Private Eye (1987-88)
Set in 1950s Hollywood, Private Eye is known specifically for featuring Bill Sadler, and a young Josh Brolin in its cast. One of those throwback shows, Private Eye paid homage to the hard-boiled detective, but, considering the pilot alone cost $6.5 million to film, it’s clear to see where the issues were going to come from.
The Renegades (1983)
This ABC crime drama series starred a young Patrick Swayze in an early TV role, with a storyline that featured a young street gang given the choice between working undercover for the police, or going to jail. The show might have been a bit of a rip-off of Mod Squad, but it was heaps of fun.
Street Hawk (1985)
Street Hawk’s failure is surprising due to its cool superhero/crimefighting-centric storyline, as well as the fact that teen idol Rex Smith starred in the lead role. The lawless vigilante aspect of the show was particularly interesting, and the show was released on DVD in 2010.
In many ways Unsub laid the groundwork for Criminal Minds, and was probably the first unofficial iteration of that show. Starring M. Emmett Walsh, Kent McCord and David Soul, this is definitely a show that is worth revisiting, but it’s not available on DVD yet.
Walking Tall (1981)
Walking Tall was the TV adaptation and continuation of the 1973 movie of the same name. It was based on real-life McNairy County Sheriff Buford Pusser, and featured the lawman facing off against different criminals every week. The show starred Bo Svenson, Walter Barnes, and Harold Sylvester.

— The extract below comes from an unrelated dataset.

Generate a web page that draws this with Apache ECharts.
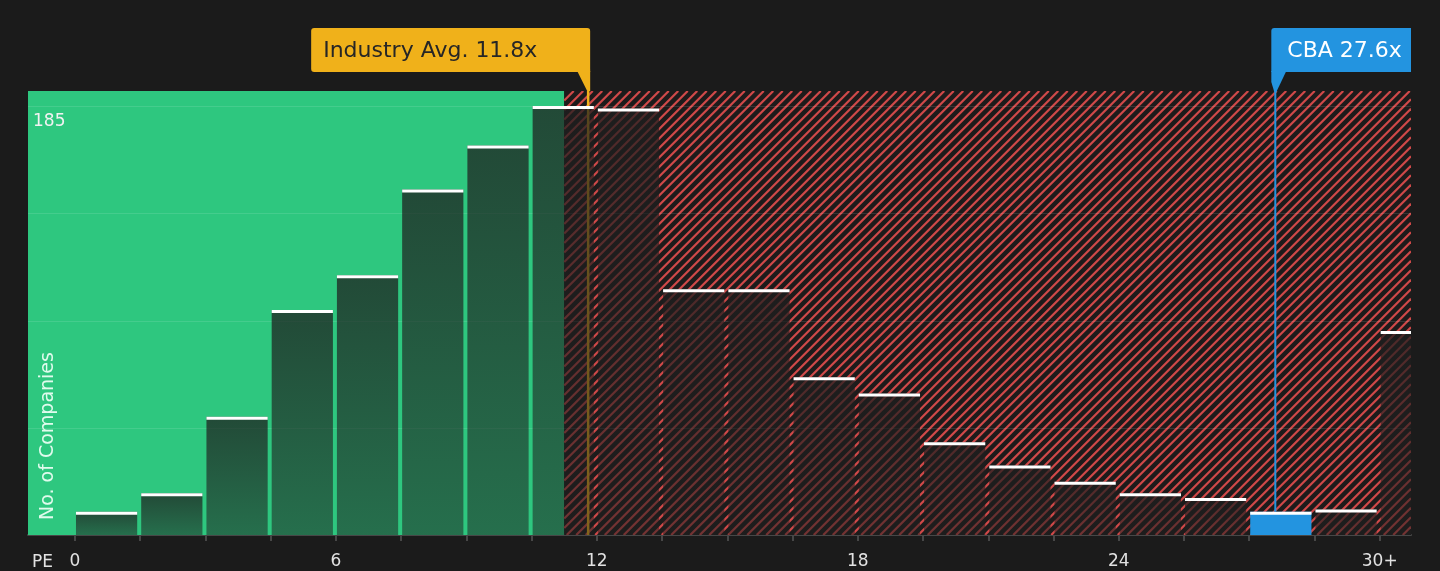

Following the adventures of a genius American professor and inventor, who moonlights as a crime fighter, using his inventions for help, Q.E.D. was short-lived but a ton of fun. With a great cast, enjoyable story, and fun music, this is a show that deserved to last longer than it did.
Shows that feature time-travel story arcs tend to be fun and enjoyable, and this is one that borrows directly from sci-fi like Dr. Who and Quantum Leap. The great thing about Voyager was that it contained plenty of edutainment as well, so parents could show it to the kids too.
Misfits of Science (1985-86)
Sci-fi comedy-drama TV shows were not hugely commonplace at this time, which gave Misfits of Science both an advantage and a disadvantage. Featuring a young Courtney Cox, and focusing on a group of X-Men type misfits, this was a show well ahead of its time.
By today’s standards the puppet might look a bit rubbish, but back in the 80s, ALF was viewed as the real deal. The show was also one of the most popular and enjoyable on the air, and 4 seasons of snappy dialog, witty comebacks, and heartwarming stories, made this a firm favorite.